Phone lost or broken. If your phone is lost, follow your wallet’s recovery process immediately. For custodial wallets, this usually means logging in on a new device. For non-custodial wallets, you will need your backup phrase. Until recovery is complete, accept only cash or mobile money. For more on this scenario, see the safety practices in Bitcoin safety for beginners.


Record-Keeping Checklist

  • Record every Lightning payment received with: date, time, amount in sats, equivalent local currency amount, and what was sold
  • Record every conversion: date, amount converted, exchange rate, fees paid, and local currency received
  • Keep daily totals for Lightning payments separate from other payment methods
  • Back up your records outside of your phone (notebook, spreadsheet, or cloud document)
  • Review records weekly to understand your actual costs and volumes

FAQ

What happens if Lightning Network goes down? The Lightning Network is decentralised. Individual nodes can go offline, but the network as a whole does not have a single point of failure. If your payment service provider has an outage, your wallet may not be able to process payments during that time. Have a backup payment method available.

Do I need to understand Bitcoin to accept Lightning payments? You need basic understanding, but you do not need to be a Bitcoin expert. You should understand wallet backup, conversion basics, and the refund process.

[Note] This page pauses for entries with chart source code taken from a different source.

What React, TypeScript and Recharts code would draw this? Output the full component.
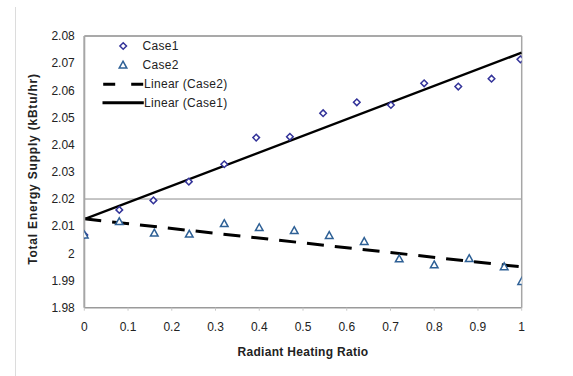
import React from 'react';
import {
  ComposedChart,
  XAxis,
  YAxis,
  Scatter,
  Line,
  ReferenceLine,
  Legend,
} from 'recharts';

// Case1 (diamonds)
const case1X = [0, 0.08, 0.158, 0.239, 0.32, 0.393, 0.47, 0.546, 0.623, 0.701, 0.777, 0.855, 0.931, 0.997];
const case1Y = [2.0068, 2.016, 2.0195, 2.0264, 2.0328, 2.0426, 2.0429, 2.0516, 2.0556, 2.0546, 2.0626, 2.0614, 2.0643, 2.0714];

// Case2 (triangles)
const case2X = [0, 0.08, 0.16, 0.24, 0.32, 0.4, 0.48, 0.56, 0.64, 0.72, 0.8, 0.88, 0.96, 1.0];
const case2Y = [2.0068, 2.0117, 2.0075, 2.0071, 2.011, 2.0095, 2.0084, 2.0066, 2.0044, 1.998, 1.9958, 1.9981, 1.9951, 1.9897];

// Linear trend lines (endpoints as read)
const trendX = [0, 1];
const trend1Y = [2.0126, 2.0739];
const trend2Y = [2.0127, 1.995];

const xTicks = [0, 0.1, 0.2, 0.3, 0.4, 0.5, 0.6, 0.7, 0.8, 0.9, 1];
const yTicks = [1.98, 1.99, 2, 2.01, 2.02, 2.03, 2.04, 2.05, 2.06, 2.07, 2.08];

const case1Data = case1X.map((x, i) => ({ x, y: case1Y[i] }));
const case2Data = case2X.map((x, i) => ({ x, y: case2Y[i] }));
const trend1Data = trendX.map((x, i) => ({ x, y: trend1Y[i] }));
const trend2Data = trendX.map((x, i) => ({ x, y: trend2Y[i] }));

const DIAMOND = '#333399';
const TRIANGLE = '#2f6196';
const FONT = 'Arial, "Liberation Sans", sans-serif';

const fmt = (v: number) => String(Number(v.toFixed(2)));

const Diamond = (props: any) => {
  const { cx, cy } = props;
  if (cx == null || cy == null) return null;
  const r = 3.3;
  return (
    <path
      d={`M${cx},${cy - r} L${cx + r},${cy} L${cx},${cy + r} L${cx - r},${cy} Z`}
      fill="#fff"
      stroke={DIAMOND}
      strokeWidth={1.5}
    />
  );
};

const Triangle = (props: any) => {
  const { cx, cy } = props;
  if (cx == null || cy == null) return null;
  const r = 3.8;
  return (
    <path
      d={`M${cx},${cy - r} L${cx + r},${cy + r * 0.8} L${cx - r},${cy + r * 0.8} Z`}
      fill="#fff"
      stroke={TRIANGLE}
      strokeWidth={1.5}
    />
  );
};

const LX = 86.5; // legend left (page px)
const lx = (v: number) => v - LX;
const txtStyle = { fontSize: 12, fontFamily: FONT, fill: '#222', letterSpacing: 0.3 } as const;

const LegendBox = () => (
  <svg width={152} height={82} style={{ display: 'block', background: '#fff' }}>
    <Diamond cx={lx(122.7)} cy={9} />
    <text x={lx(142)} y={9} dominantBaseline="central" {...txtStyle}>
      Case1
    </text>
    <Triangle cx={lx(122.5)} cy={28} />
    <text x={lx(142)} y={28} dominantBaseline="central" {...txtStyle}>
      Case2
    </text>
    <line x1={lx(102.7)} y1={47.3} x2={lx(143.3)} y2={47.3} stroke="#000" strokeWidth={3} strokeDasharray="12 16" />
    <text x={lx(143.5)} y={47.3} dominantBaseline="central" {...txtStyle}>
      Linear (Case2)
    </text>
    <line x1={lx(102)} y1={65.7} x2={lx(143.3)} y2={65.7} stroke="#000" strokeWidth={3} />
    <text x={lx(143.5)} y={65.7} dominantBaseline="central" {...txtStyle}>
      Linear (Case1)
    </text>
  </svg>
);

export default function App() {
  return (
    <div style={{ position: 'absolute', left: 0, top: 0, width: 573, height: 376, background: '#fff' }}>
      <div
        style={{
          position: 'absolute',
          left: 15,
          top: 7,
          width: 0,
          height: 369,
          borderLeft: '1px solid #dcdcdc',
        }}
      />
      <ComposedChart
        width={573}
        height={376}
        margin={{ top: 36, right: 51.3, bottom: 18.3, left: 0 }}
        style={{ fontFamily: FONT }}
      >
        <XAxis
          type="number"
          dataKey="x"
          domain={[0, 1]}
          ticks={xTicks}
          tickFormatter={fmt}
          allowDataOverflow
          height={50}
          axisLine={{ stroke: '#9a9a9a', strokeWidth: 1.5 }}
          tickLine={{ stroke: '#c8c8c8' }}
          tickSize={3}
          tickMargin={12}
          tick={{ fontSize: 12, fill: '#222', fontFamily: FONT }}
          label={{
            value: 'Radiant Heating Ratio',
            position: 'insideBottom',
            offset: 1.7,
            style: { fontSize: 12, fontWeight: 'bold', fill: '#222', fontFamily: FONT, letterSpacing: 0.3 },
          }}
        />
        <YAxis
          type="number"
          dataKey="y"
          domain={[1.98, 2.08]}
          ticks={yTicks}
          tickFormatter={fmt}
          allowDataOverflow
          width={84.3}
          axisLine={{ stroke: '#a6a6a6', strokeWidth: 2 }}
          tickLine={false}
          tickSize={0}
          tickMargin={9.5}
          tick={{ fontSize: 12, fill: '#222', fontFamily: FONT }}
          label={
            ((p: any) => (
              <text
                x={33}
                y={169}
                transform="rotate(-90 33 169)"
                textAnchor="middle"
                dominantBaseline="central"
                fontSize={12}
                fontWeight="bold"
                fill="#222"
                fontFamily={FONT}
                letterSpacing={0.8}
              >
                Total Energy Supply (kBtu/hr)
              </text>
            )) as any
          }
        />
        <ReferenceLine y={2.02} stroke="#8c8c8c" strokeWidth={1} />
        <ReferenceLine y={2.08} stroke="#8c8c8c" strokeWidth={1.5} />
        <ReferenceLine x={1} stroke="#a6a6a6" strokeWidth={1.5} />
        <Line
          data={trend2Data}
          dataKey="y"
          type="linear"
          stroke="#000"
          strokeWidth={3}
          strokeDasharray="17 11"
          dot={false}
          activeDot={false}
          isAnimationActive={false}
          legendType="none"
        />
        <Line
          data={trend1Data}
          dataKey="y"
          type="linear"
          stroke="#000"
          strokeWidth={2.5}
          dot={false}
          activeDot={false}
          isAnimationActive={false}
          legendType="none"
        />
        <Scatter data={case1Data} dataKey="y" shape={Diamond} isAnimationActive={false} />
        <Scatter data={case2Data} dataKey="y" shape={Triangle} isAnimationActive={false} />
        <Legend
          layout="vertical"
          align="center"
          verticalAlign="middle"
          content={() => <LegendBox />}
          wrapperStyle={{ position: 'absolute', left: LX, top: 36.8, width: 152, height: 82 }}
        />
      </ComposedChart>
    </div>
  );
}
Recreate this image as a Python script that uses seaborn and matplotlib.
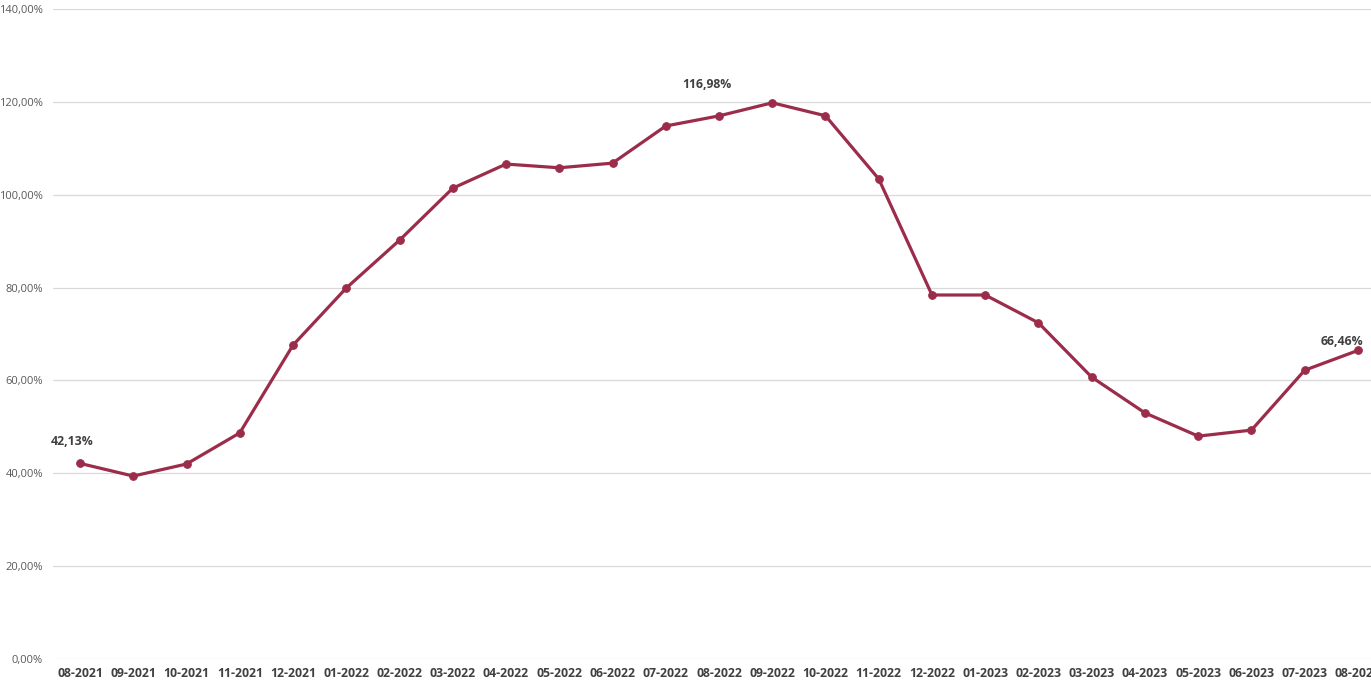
import matplotlib
matplotlib.use("Agg")
import matplotlib.pyplot as plt
import seaborn as sns
import pandas as pd
import numpy as np

months = ["08-2021", "09-2021", "10-2021", "11-2021", "12-2021", "01-2022", "02-2022",
          "03-2022", "04-2022", "05-2022", "06-2022", "07-2022", "08-2022", "09-2022",
          "10-2022", "11-2022", "12-2022", "01-2023", "02-2023", "03-2023", "04-2023",
          "05-2023", "06-2023", "07-2023", "08-2023"]
values = [42.13, 39.4, 42.0, 48.7, 67.6, 79.9, 90.2, 101.4, 106.6, 105.8, 106.8, 114.8,
          116.98, 119.8, 117.0, 103.4, 78.4, 78.4, 72.4, 60.7, 53.0, 48.0, 49.3, 62.2, 66.46]
labeled = {0: "42,13%", 12: "116,98%", 24: "66,46%"}
yticks = [0, 20, 40, 60, 80, 100, 120, 140]

sns.set_theme(style="white")
plt.rcParams['font.family'] = ['Open Sans', 'DejaVu Sans']

W, H = 1371, 688
fig = plt.figure(figsize=(W / 100, H / 100), dpi=100)
left = 53.4 / W
bottom = (H - 659) / H
width = (1384.6 - 53.4) / W
height = 650 / H
ax = fig.add_axes([left, bottom, width, height])

df = pd.DataFrame({"pos": np.arange(len(months)), "val": values})
color = "#9B2D4A"
sns.lineplot(data=df, x="pos", y="val", ax=ax, color=color, linewidth=2.3,
             marker="o", markersize=5.5, markeredgecolor=color, sort=False)

ax.set_xlim(-0.5, len(months) - 0.5)
ax.set_ylim(0, 140)
ax.set_yticks(yticks)
ax.set_yticklabels([f"{v},00%" for v in yticks], color="#595959", fontsize=8)
ax.set_xticks(range(len(months)))
ax.set_xticklabels(months, color="#404040", fontsize=8.8, fontweight="bold")
ax.tick_params(axis="both", length=0)
ax.tick_params(axis="y", pad=7.5)
ax.tick_params(axis="x", pad=6)
ax.yaxis.grid(True, color="#D9D9D9", linewidth=0.9)
ax.xaxis.grid(False)
for s in ax.spines.values():
    s.set_visible(False)
ax.set_xlabel("")
ax.set_ylabel("")

offsets = {0: (-6, 11, "center"), 12: (-9, 18, "center"), 24: (4, 1.5, "right")}
for i, txt in labeled.items():
    dx, dy, ha = offsets[i]
    ax.annotate(txt, (i, values[i]), xytext=(dx, dy), textcoords="offset points",
                ha=ha, va="bottom", fontsize=8.8, fontweight="bold", color="#404040")

fig.savefig("out.png", dpi=100)
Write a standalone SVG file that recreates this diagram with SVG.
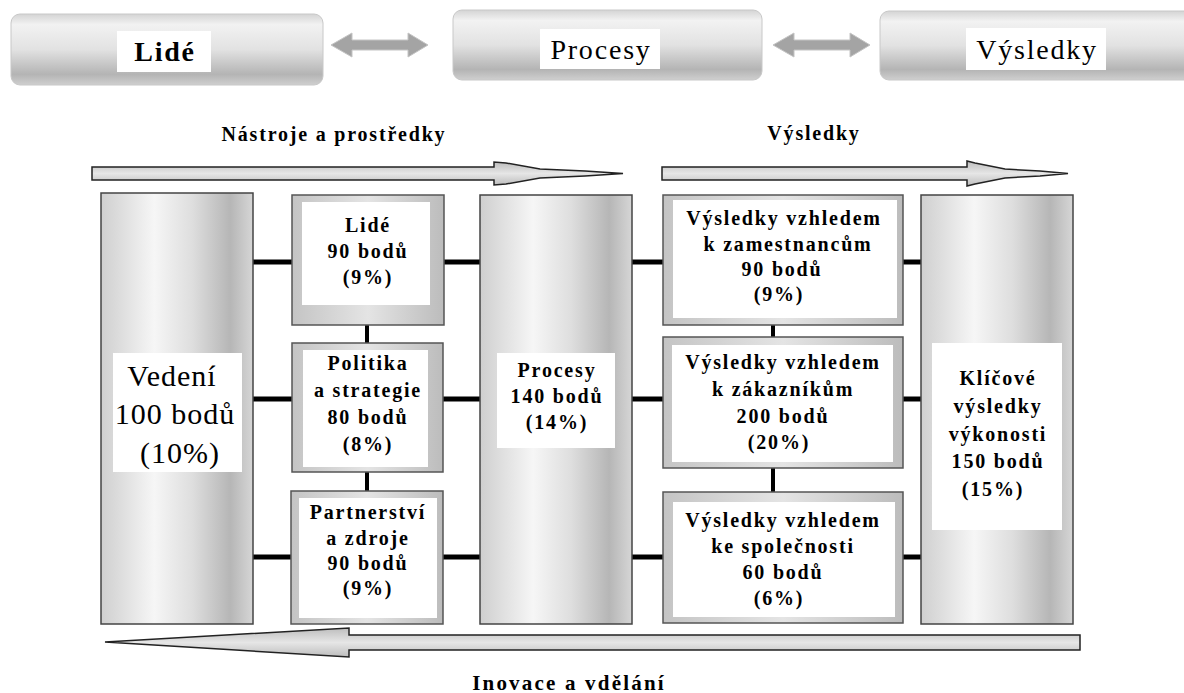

How much should I expect in Lightning payments? In most markets, Lightning payments will be a small fraction of your total sales. Do not restructure your business around Lightning revenue. Treat it as an additional payment option.

Should I display prices in Bitcoin? No. Display prices in your local currency. Generate Lightning invoices denominated in sats equivalent to your local currency price at the time of sale.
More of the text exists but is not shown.